Other regions to the west – Tasman, Taranaki and Wellington included – could see some decent fronts bring downpours as they sucked up moisture from a balmier Tasman Sea.
But halfway through the season, the pattern could reverse, bringing rain to drier areas and drier weather to wet areas.
"The upshot is, if you're going camping this summer, you're best to do it early in the eastern parts of the country – or leave it until later if you're going in a western area."
Why the flip?
At mid-summer, the specific climate driver that's been influencing our weather since October – something called the Indian Ocean Dipole, or IOD – could switch places with another.
Having been fixed in a near-record positive phase, the IOD has helped create the unusual dryness that stoked Australia's fire danger, as well as New Zealand's own late spring warmth.

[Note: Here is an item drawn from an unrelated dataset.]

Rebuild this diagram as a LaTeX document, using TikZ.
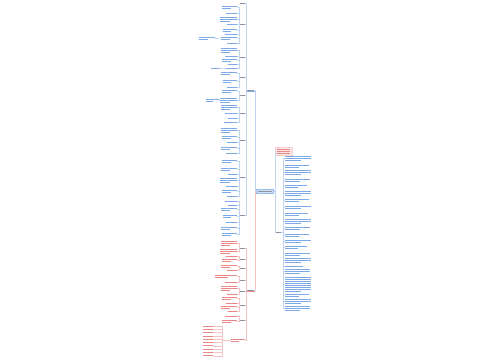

"As the IOD fades, it will possibly give way to the tropical western Pacific becoming a bit of a climate driver, overall giving us more of a La Nina-like flavour and encouraging more easterly or northeasterly quarter winds," Noll said.
"But that will all depend on how quickly the IOD fades, of course."
As it stood, the final year of the decade was on track to finish New Zealand's third hottest on record.
"I sound like a broken record here, but it's just more of the same that we've been dealing with for the last several years."
In fact, five of the past six years have been among the country's warmest.
Last year was New Zealand's second-equal hottest; only placing behind 2016, which had a record nationwide average temperature of 13.45C.
"Hotter temperatures sound good for holidaymakers, sure, but there is a much more important factor to consider here, and that's the warming planet that we live on."